_EXERCISE OBJECTIVE_
Gather every line that includes the word "this", please.

Stored entries:

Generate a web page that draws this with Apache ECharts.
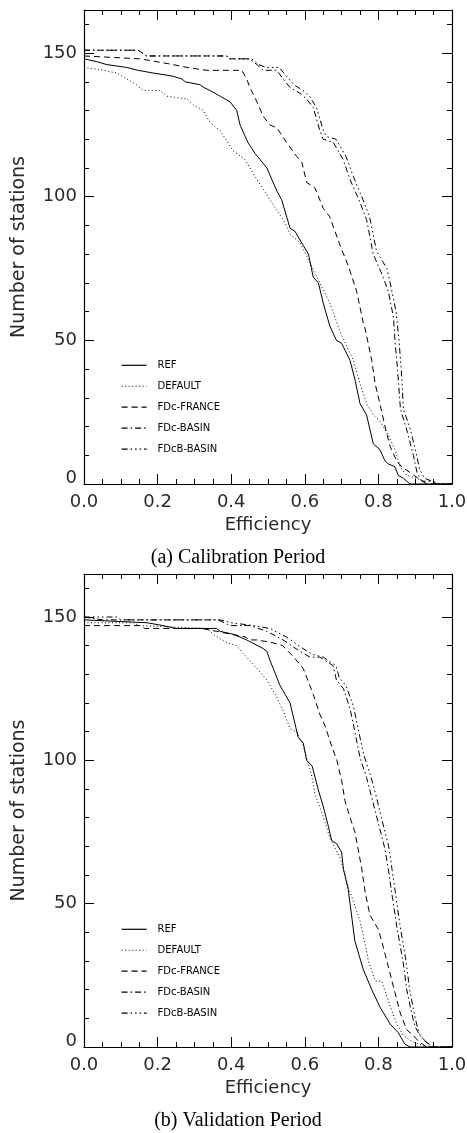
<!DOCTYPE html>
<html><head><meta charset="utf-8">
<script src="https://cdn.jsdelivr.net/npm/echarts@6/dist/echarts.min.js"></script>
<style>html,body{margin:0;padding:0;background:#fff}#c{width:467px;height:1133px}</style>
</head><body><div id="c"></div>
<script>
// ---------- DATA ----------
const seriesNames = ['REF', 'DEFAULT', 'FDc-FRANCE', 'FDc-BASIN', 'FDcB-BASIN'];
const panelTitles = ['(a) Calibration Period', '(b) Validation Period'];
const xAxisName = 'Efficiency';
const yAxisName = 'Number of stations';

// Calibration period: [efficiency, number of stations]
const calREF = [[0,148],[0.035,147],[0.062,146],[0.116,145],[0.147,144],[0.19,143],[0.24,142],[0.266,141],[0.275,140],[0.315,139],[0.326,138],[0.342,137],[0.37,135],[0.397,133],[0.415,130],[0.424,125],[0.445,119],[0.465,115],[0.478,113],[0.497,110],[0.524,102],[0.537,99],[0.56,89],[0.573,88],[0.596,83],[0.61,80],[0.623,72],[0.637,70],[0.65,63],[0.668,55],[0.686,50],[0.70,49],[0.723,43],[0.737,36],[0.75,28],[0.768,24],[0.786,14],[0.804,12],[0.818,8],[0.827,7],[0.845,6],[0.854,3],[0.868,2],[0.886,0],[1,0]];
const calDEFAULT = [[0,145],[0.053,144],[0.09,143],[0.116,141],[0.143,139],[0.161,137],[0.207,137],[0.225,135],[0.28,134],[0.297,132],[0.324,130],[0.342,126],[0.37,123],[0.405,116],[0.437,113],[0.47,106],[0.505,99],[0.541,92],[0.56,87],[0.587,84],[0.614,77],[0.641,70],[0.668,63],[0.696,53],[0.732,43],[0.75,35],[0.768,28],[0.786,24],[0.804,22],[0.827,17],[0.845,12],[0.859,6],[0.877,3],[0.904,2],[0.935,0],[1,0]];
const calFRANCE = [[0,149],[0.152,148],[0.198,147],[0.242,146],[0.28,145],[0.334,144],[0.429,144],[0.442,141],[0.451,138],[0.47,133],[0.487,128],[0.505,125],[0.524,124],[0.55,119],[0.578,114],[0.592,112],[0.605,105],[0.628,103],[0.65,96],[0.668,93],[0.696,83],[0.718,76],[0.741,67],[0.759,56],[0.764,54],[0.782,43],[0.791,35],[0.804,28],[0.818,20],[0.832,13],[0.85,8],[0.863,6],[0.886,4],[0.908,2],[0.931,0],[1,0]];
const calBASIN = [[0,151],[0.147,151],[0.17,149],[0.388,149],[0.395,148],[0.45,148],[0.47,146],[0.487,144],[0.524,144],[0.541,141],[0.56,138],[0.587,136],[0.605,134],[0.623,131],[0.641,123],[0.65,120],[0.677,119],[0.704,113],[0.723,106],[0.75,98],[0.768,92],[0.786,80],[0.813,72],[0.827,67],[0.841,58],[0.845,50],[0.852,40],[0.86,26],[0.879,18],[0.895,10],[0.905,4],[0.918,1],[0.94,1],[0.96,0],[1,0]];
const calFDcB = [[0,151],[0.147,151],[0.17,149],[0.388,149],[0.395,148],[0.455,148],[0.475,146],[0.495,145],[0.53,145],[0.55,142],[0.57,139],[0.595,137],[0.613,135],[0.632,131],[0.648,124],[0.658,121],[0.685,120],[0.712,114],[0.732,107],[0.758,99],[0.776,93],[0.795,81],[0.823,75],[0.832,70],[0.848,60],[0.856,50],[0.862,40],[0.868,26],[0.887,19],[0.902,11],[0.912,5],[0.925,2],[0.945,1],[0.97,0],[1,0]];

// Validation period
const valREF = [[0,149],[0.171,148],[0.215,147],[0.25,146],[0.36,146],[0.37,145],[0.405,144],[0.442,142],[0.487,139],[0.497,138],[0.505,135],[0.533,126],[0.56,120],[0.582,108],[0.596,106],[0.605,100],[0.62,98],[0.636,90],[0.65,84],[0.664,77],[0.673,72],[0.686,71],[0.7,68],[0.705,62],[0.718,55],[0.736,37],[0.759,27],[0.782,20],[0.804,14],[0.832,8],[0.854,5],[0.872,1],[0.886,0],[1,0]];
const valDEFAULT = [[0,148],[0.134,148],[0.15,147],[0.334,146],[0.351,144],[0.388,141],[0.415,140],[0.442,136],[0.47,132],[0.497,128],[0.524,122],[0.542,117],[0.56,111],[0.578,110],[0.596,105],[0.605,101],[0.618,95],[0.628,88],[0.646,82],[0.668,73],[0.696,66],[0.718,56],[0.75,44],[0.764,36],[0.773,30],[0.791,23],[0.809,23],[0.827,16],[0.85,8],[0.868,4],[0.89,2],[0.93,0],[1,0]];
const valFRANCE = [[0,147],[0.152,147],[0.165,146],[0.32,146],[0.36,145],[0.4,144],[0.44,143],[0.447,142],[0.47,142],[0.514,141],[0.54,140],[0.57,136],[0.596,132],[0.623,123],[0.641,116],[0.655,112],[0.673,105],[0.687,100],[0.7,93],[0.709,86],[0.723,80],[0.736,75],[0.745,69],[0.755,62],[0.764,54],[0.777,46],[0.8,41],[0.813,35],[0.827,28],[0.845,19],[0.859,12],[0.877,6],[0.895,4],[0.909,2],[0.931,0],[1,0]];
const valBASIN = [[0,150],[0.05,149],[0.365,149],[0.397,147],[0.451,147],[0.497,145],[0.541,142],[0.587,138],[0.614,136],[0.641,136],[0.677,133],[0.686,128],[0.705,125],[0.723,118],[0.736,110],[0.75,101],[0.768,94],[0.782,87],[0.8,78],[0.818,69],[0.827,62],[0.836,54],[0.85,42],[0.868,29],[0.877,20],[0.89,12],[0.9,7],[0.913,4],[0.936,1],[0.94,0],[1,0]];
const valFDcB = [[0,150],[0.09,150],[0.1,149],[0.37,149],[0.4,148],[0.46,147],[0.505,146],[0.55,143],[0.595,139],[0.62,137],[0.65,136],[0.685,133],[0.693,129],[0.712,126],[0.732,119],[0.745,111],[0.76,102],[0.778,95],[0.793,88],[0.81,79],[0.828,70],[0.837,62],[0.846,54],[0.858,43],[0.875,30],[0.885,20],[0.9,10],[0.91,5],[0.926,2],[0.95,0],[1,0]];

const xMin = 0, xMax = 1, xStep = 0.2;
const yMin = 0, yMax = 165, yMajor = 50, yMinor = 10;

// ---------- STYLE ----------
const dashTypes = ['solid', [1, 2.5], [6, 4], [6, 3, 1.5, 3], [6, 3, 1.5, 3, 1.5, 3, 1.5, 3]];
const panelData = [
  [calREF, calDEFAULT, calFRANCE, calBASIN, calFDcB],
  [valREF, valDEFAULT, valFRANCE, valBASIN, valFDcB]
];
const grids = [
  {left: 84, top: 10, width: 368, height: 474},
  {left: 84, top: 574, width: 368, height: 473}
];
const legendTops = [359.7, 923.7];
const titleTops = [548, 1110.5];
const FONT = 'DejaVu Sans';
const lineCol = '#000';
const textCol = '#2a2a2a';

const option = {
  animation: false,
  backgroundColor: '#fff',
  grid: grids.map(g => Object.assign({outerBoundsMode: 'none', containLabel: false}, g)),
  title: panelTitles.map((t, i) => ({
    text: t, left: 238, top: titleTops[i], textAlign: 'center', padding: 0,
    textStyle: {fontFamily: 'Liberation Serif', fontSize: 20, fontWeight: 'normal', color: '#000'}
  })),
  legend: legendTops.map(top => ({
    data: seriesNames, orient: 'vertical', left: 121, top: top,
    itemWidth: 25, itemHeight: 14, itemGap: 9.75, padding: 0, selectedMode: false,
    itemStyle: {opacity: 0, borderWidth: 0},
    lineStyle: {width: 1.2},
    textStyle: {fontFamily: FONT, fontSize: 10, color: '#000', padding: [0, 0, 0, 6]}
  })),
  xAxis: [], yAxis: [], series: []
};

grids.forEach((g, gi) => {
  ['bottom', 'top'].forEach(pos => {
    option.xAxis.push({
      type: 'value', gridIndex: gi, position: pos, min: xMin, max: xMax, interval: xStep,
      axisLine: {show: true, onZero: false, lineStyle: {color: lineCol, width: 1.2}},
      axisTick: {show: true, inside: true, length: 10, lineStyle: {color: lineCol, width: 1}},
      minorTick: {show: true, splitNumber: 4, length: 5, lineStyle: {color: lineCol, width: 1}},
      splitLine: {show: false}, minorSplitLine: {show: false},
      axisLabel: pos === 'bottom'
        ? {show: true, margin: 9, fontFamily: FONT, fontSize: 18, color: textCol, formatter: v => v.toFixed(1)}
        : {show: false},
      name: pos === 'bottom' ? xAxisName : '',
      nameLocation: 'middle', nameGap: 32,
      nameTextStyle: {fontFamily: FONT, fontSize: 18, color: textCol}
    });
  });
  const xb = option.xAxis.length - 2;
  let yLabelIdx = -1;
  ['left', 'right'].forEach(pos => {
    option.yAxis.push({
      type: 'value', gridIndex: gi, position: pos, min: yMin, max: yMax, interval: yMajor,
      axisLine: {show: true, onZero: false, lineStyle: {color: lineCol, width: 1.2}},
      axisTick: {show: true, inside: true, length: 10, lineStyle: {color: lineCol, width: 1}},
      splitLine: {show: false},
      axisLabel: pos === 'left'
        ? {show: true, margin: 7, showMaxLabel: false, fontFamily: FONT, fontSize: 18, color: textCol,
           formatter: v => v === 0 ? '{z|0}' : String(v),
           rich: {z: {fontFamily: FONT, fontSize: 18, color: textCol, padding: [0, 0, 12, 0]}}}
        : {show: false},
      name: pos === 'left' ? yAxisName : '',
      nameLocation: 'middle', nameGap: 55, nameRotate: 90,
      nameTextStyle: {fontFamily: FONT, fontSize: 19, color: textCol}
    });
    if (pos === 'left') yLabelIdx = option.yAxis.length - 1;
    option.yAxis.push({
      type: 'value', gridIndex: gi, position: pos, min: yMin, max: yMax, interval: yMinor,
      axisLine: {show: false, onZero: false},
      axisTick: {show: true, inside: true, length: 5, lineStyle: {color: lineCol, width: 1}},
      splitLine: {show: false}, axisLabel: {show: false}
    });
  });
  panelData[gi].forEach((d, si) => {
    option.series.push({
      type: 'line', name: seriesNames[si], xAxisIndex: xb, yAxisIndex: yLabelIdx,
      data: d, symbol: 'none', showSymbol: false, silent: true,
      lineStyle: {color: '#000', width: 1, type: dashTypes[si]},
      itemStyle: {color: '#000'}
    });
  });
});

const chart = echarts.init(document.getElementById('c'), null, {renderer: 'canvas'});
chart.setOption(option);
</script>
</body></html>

* * *

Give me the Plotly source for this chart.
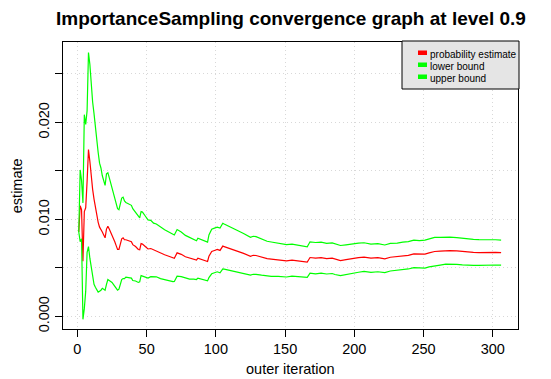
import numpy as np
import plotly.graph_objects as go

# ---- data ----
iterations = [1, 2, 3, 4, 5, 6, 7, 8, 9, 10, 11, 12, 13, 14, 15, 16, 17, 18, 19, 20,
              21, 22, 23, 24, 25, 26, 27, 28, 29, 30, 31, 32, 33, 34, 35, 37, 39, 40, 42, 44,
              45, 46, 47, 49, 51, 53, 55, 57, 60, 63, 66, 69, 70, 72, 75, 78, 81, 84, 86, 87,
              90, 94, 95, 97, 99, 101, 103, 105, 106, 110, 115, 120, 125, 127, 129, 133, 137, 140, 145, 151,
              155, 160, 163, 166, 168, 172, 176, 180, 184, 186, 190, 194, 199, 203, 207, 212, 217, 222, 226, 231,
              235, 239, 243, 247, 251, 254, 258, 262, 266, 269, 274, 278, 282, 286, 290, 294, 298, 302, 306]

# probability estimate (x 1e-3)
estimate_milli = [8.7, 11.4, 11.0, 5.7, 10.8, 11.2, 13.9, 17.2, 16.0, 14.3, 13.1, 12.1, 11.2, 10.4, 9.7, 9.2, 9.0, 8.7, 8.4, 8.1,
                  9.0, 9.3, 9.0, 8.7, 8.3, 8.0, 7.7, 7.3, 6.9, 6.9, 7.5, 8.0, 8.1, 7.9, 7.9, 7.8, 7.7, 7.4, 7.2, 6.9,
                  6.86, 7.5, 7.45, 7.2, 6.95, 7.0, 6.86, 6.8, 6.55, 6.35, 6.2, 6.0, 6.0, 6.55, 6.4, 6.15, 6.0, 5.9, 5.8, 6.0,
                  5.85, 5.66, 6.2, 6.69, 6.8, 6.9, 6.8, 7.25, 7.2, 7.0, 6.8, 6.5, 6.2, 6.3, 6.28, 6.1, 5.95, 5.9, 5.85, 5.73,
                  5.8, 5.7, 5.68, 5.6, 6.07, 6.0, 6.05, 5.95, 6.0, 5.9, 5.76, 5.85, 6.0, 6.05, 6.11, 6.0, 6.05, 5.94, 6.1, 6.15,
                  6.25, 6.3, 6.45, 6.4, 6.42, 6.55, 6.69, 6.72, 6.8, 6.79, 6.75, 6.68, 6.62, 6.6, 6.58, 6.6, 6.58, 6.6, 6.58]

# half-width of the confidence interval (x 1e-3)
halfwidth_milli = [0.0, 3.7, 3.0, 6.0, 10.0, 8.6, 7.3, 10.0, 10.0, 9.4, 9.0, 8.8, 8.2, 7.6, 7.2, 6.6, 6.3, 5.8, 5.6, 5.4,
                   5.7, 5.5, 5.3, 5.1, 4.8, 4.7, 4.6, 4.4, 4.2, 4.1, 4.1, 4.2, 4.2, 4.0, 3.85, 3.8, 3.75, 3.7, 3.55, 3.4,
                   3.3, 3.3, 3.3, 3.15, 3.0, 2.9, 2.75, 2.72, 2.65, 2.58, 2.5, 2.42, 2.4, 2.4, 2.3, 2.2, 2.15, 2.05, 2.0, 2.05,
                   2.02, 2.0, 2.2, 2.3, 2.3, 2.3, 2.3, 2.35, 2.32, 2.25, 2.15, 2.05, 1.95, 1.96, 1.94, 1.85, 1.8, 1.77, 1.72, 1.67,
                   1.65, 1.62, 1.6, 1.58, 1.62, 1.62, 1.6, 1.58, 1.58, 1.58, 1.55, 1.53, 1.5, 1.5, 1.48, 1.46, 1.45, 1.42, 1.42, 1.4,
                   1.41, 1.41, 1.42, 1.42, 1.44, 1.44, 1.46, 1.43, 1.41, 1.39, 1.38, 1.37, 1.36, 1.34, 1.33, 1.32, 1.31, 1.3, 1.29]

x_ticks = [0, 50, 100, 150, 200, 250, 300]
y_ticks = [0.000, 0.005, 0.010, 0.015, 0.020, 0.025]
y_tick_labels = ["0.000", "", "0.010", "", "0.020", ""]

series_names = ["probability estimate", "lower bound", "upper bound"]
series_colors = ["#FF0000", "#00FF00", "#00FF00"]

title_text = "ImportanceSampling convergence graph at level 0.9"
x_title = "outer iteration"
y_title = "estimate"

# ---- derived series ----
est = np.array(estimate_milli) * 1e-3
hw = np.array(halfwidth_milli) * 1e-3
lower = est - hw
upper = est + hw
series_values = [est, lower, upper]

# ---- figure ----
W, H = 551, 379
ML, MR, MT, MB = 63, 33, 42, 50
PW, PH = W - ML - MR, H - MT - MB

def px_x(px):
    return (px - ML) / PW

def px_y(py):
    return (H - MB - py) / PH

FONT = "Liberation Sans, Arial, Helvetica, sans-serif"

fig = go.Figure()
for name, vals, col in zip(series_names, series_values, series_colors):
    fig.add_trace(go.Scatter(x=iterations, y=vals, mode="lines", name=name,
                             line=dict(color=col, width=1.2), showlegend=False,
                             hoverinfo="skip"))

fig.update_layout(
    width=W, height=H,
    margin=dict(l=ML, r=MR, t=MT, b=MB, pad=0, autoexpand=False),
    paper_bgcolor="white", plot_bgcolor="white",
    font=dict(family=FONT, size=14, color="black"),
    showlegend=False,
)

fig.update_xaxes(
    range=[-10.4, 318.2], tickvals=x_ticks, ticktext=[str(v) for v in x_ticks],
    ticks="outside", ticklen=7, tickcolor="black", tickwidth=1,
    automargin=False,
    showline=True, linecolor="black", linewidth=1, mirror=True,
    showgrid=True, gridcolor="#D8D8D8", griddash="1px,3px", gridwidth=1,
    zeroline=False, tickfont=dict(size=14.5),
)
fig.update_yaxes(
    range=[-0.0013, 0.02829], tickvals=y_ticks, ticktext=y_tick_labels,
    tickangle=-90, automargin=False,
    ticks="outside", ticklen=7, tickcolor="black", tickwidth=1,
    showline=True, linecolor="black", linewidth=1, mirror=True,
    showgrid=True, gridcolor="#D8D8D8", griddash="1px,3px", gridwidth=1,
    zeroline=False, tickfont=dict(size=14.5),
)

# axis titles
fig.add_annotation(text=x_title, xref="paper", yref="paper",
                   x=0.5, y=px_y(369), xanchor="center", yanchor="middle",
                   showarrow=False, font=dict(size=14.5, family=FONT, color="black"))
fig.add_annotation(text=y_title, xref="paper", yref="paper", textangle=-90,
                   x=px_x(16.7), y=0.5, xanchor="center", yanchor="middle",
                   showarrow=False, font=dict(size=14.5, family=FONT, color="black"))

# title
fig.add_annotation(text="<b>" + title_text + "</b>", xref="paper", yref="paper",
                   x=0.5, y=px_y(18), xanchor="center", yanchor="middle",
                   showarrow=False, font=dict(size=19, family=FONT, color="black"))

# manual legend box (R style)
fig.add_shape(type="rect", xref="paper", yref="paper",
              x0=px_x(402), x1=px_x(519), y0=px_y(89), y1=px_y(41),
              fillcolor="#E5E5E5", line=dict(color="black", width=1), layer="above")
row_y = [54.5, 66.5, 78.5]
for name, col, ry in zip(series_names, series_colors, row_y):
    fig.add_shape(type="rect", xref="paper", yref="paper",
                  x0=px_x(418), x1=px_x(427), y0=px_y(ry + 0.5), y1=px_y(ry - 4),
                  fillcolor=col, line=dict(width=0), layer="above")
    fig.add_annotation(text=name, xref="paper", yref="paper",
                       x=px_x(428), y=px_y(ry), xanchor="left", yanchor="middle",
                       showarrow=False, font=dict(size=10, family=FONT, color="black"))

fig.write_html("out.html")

* * *

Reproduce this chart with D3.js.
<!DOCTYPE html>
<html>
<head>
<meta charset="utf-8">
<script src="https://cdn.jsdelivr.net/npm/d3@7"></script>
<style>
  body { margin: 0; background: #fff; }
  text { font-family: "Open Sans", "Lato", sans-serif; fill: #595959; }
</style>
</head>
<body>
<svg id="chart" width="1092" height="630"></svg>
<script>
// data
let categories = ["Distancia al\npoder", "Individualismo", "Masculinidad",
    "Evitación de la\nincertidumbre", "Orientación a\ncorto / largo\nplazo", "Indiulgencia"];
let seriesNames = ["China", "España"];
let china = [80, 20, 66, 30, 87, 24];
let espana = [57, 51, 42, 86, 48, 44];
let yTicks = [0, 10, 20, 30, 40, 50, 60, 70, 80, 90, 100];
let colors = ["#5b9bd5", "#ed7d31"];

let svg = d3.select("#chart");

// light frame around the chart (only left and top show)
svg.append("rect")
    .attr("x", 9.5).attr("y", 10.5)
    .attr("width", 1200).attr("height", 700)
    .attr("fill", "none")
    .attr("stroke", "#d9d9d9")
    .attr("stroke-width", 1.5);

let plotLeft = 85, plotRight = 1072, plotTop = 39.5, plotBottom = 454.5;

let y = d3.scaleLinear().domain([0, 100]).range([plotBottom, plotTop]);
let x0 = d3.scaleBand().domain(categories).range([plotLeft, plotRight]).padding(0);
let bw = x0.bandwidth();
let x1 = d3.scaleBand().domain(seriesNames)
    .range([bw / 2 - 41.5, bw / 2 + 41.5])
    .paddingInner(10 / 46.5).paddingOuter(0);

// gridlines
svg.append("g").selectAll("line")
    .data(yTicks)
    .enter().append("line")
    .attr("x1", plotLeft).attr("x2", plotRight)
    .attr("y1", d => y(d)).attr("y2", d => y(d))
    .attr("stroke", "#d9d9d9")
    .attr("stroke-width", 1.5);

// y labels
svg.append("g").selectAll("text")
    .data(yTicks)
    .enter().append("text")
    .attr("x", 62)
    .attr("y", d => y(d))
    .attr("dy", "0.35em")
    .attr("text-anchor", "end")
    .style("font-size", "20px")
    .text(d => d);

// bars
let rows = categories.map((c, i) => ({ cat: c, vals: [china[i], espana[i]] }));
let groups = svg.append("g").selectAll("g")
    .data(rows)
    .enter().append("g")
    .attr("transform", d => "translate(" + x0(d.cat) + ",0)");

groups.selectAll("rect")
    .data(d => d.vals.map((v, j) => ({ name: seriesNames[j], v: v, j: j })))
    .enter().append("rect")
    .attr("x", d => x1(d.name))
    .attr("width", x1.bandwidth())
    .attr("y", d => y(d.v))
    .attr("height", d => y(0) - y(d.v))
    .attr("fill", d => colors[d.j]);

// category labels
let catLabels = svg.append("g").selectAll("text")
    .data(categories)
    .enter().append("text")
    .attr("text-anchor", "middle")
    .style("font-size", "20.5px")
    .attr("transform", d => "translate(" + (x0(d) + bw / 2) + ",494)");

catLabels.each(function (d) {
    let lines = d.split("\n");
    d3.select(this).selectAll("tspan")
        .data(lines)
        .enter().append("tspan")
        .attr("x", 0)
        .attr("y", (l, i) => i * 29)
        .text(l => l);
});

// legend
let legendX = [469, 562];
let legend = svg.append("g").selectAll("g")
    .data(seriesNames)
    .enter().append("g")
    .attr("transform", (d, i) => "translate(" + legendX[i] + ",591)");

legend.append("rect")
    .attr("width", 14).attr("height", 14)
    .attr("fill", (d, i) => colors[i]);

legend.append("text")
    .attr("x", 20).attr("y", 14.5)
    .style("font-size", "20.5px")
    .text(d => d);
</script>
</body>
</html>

_COMPLETE RESPONSE_
Generate a web page that draws this with Apache ECharts.
Give me the Plotly source for this chart.
Reproduce this chart with D3.js.
    d3.select(this).selectAll("tspan")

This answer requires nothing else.